Ален Бюизин - Казанова
По меньшей мере, смысл сразу становится ясен: эти чересчур заполненные водой места несут на себе бремя тяжелого смертоносного прошлого. От них разит смертью и потусторонним миром… Легкий плеск, первый и робкий перезвон колоколов, пока имя режиссера и название фильма высвечиваются на экране. Небольшой поклон самому себе… О себе так скоро не забудешь…
Затем наступает праздник. Но это только так говорится, потому что он жалким образом сорвется. Праздник очень языческий, я хочу сказать, ритуальное фетишистское поклонение Венузии, как в древние времена и на самом деле совсем не по-венециански. Более «священный», идолопоклонческий, нежели действительно вольный и веселый. Церемониал Рима времен упадка, на манер «Сатирикона», а не Светлейшей, которая всегда относилась к религии с недоверием и кощунством, практически изгнав из города на остров Святого Петра официальный папский собор. Венера и Кибела… Карнавал. Маски всякого рода: арлекины, полишинели, звериные морды, черти, драконы и т. д. Исступленное и ритмичное возбуждение толпы, подпрыгивающей в лад, словно участвует в политическом митинге. Абсурдные и гротесковые звуки римских труб, нелепые и неуместные в городе Монтеверди и Вивальди. Когда музыканты выстраиваются рядами на ступенях моста Риальто, можно подумать, что это игры в Колизее. Но вот из воды появляется большая женская голова, некий огромный греческий или этрусский идол, точно не знаю, впечатляющая, с завораживающими глазами навыкате, которую мы снова увидим в самом конце фильма под холодными водами Большого канала. Непристойные восклицания на венецианском диалекте: «Сочащаяся вагина, испражняющаяся щель, подземная старуха, смердящая карга, уготованная нам в супруги и матери, дочери и мадонны…»[113] В общем, здесь уже появляется «зияющая, всепоглощающая, обожаемая, разрушающая Матерь». Она вернется еще не раз. Фейерверк. Снова такое впечатление, что мы в Риме, на Капитолии в день триумфа, когда какой-нибудь Цезарь возвращается с победой из дальних походов на окраины империи, в африканские или азиатские страны. И потом – катастрофа. Надо думать, что канаты оказались недостаточно прочны: они надорвались, лопнули. Огромное лицо медленно погружается в грязные воды Большого канала. Несчастье, проклятие. Паника, отчаяние, суета венецианцев. Великолепный, такой феллиниевский кадр: огромные глаза, исчезающие в глубинах моря.

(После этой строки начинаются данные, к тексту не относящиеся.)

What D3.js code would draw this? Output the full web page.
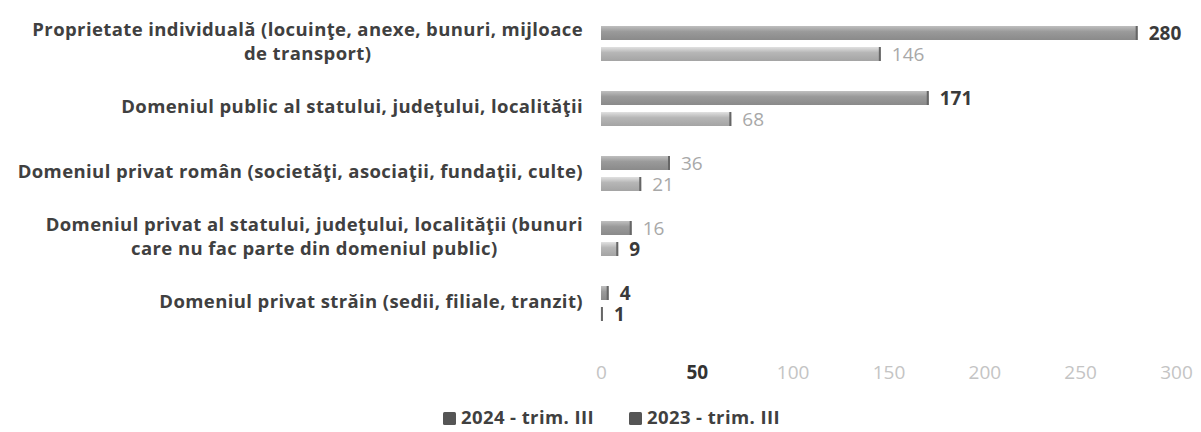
<!DOCTYPE html>
<html>
<head>
<meta charset="utf-8">
<script src="https://d3js.org/d3.v7.min.js"></script>
<style>
    body { margin: 0; background: #fff; }
    svg { display: block; }
</style>
</head>
<body>
<svg></svg>
<script>
var width = 1201, height = 432;

var categories = [
    ["Proprietate individuală (locuinţe, anexe, bunuri, mijloace", "de transport)"],
    ["Domeniul public al statului, judeţului, localităţii"],
    ["Domeniul privat român (societăţi, asociaţii, fundaţii, culte)"],
    ["Domeniul privat al statului, judeţului, localităţii (bunuri", "care nu fac parte din domeniul public)"],
    ["Domeniul privat străin (sedii, filiale, tranzit)"]
];
var series = ["2024 - trim. III", "2023 - trim. III"];
var values2024 = [280, 171, 36, 16, 4];
var values2023 = [146, 68, 21, 9, 1];
var tickValues = [0, 50, 100, 150, 200, 250, 300];

// the scan made some numbers bold and dark, the rest pale
var boldLabels2024 = [true, true, false, false, true];
var boldLabels2023 = [false, false, false, true, true];

var font = "'Open Sans', sans-serif";

var svg = d3.select("svg")
    .attr("width", width)
    .attr("height", height);

var defs = svg.append("defs");
function addGradient(id, mid) {
    var g = defs.append("linearGradient")
        .attr("id", id)
        .attr("x1", 0).attr("y1", 0).attr("x2", 0).attr("y2", 1);
    g.append("stop").attr("offset", "0%").attr("stop-color", d3.color(mid).brighter(0.6));
    g.append("stop").attr("offset", "40%").attr("stop-color", mid);
    g.append("stop").attr("offset", "100%").attr("stop-color", d3.color(mid).darker(0.3));
}
addGradient("g2024", "#9a9a9a");
addGradient("g2023", "#b6b6b6");

var x_scale = d3.scaleLinear().domain([0, 300]).range([601, 1176]);
var y_scale = d3.scaleBand().domain(d3.range(categories.length)).range([11, 336]);
var y_inner = d3.scaleBand().domain(series).range([-17.5, 17.5]).paddingInner(1 / 3);

var rows = categories.map(function(c, i) {
    return {
        label: c,
        bars: [
            { s: series[0], v: values2024[i], bold: boldLabels2024[i], fill: "url(#g2024)" },
            { s: series[1], v: values2023[i], bold: boldLabels2023[i], fill: "url(#g2023)" }
        ]
    };
});

var group = svg.selectAll(".cat")
    .data(rows)
    .enter().append("g")
    .attr("class", "cat")
    .attr("transform", function(d, i) {
        return "translate(0," + (y_scale(i) + y_scale.bandwidth() / 2) + ")";
    });

group.selectAll("rect.bar")
    .data(function(d) { return d.bars; })
    .enter().append("rect")
    .attr("class", "bar")
    .attr("x", x_scale(0))
    .attr("y", function(d) { return y_inner(d.s); })
    .attr("width", function(d) { return Math.max(1.5, x_scale(d.v) - x_scale(0)); })
    .attr("height", y_inner.bandwidth())
    .attr("fill", function(d) { return d.fill; });

// darker end cap on each bar
group.selectAll("rect.cap")
    .data(function(d) { return d.bars; })
    .enter().append("rect")
    .attr("class", "cap")
    .attr("x", function(d) { return x_scale(d.v) - 2; })
    .attr("y", function(d) { return y_inner(d.s); })
    .attr("width", 2)
    .attr("height", y_inner.bandwidth())
    .attr("fill", "#666");

group.selectAll("text.val")
    .data(function(d) { return d.bars; })
    .enter().append("text")
    .attr("class", "val")
    .attr("x", function(d) { return x_scale(d.v) + 11; })
    .attr("y", function(d) { return y_inner(d.s) + y_inner.bandwidth() / 2; })
    .attr("dy", "0.35em")
    .attr("font-family", font)
    .attr("font-size", 19)
    .attr("font-weight", function(d) { return d.bold ? 700 : 400; })
    .attr("fill", function(d) { return d.bold ? "#3a3a3a" : "#a8a8a8"; })
    .text(function(d) { return d.v; });

// category labels, right edge at 583, wrapped lines centred on the block
var labelRight = 583;
group.each(function(d) {
    var g = d3.select(this);
    var lines = d.label;
    var texts = lines.map(function(line, k) {
        return g.append("text")
            .attr("font-family", font)
            .attr("font-size", 18.5)
            .attr("font-weight", 700)
            .attr("letter-spacing", 0.4)
            .attr("fill", "#404040")
            .attr("y", (k - (lines.length - 1) / 2) * 24.5 - 2)
            .attr("dy", "0.35em")
            .text(line);
    });
    var maxW = d3.max(texts, function(t) { return t.node().getComputedTextLength(); });
    texts.forEach(function(t) {
        t.attr("text-anchor", "middle").attr("x", labelRight - maxW / 2);
    });
});

// axis tick labels, no line
var x_axis = d3.axisBottom(x_scale).tickValues(tickValues).tickSize(0).tickPadding(0);
var axisG = svg.append("g")
    .attr("transform", "translate(0,365)")
    .call(x_axis);
axisG.select(".domain").remove();
axisG.selectAll("text")
    .attr("font-family", font)
    .attr("font-size", 19)
    .attr("font-weight", function(d) { return d === 50 ? 700 : 400; })
    .attr("fill", function(d) { return d === 50 ? "#333" : "#c4c4c4"; });

// legend
var legendX = [443, 629];
var legend = svg.selectAll(".legend")
    .data(series)
    .enter().append("g")
    .attr("class", "legend")
    .attr("transform", function(d, i) { return "translate(" + legendX[i] + ",418)"; });
legend.append("rect")
    .attr("x", 0).attr("y", -6)
    .attr("width", 13).attr("height", 13)
    .attr("rx", 1.5)
    .attr("fill", "#555");
legend.append("text")
    .attr("x", 18)
    .attr("dy", "0.35em")
    .attr("font-family", font)
    .attr("font-size", 18.5)
    .attr("font-weight", 700)
    .attr("letter-spacing", 0.4)
    .attr("fill", "#404040")
    .text(function(d) { return d; });
</script>
</body>
</html>
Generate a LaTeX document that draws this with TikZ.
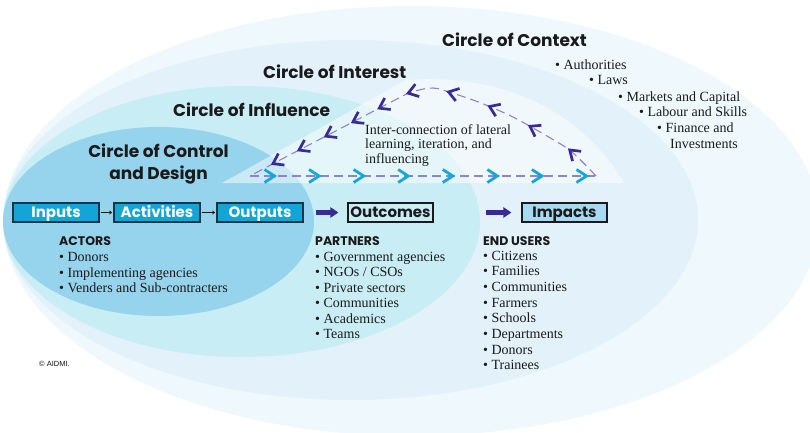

Пора уже понять: праздник кончился. Месса окончена. Это дурное предзнаменование для всего XVIII века Джакомо Казановы. Упадок и вырождение. Поддельный мир, полный золота, фальшивых самоцветов, перьев, парчи и бриллиантов, который разлагается и стремится к своему концу. Пресловутая «дольче вита» XVIII века кончилась, не успев начаться. Агония целой эпохи, самым агонизирующим симптомом которой станет Казанова. Смотря почти нехотя барочный и тератологический фильм Феллини, я сразу же пожалел о том, что его снял не Стенли Кубрик. Его светский и элитарный «Барри Линдон» гораздо более в стиле Казановы, чем фильм Феллини, неоспоримая красота которого систематически противоречит духу Джакомо.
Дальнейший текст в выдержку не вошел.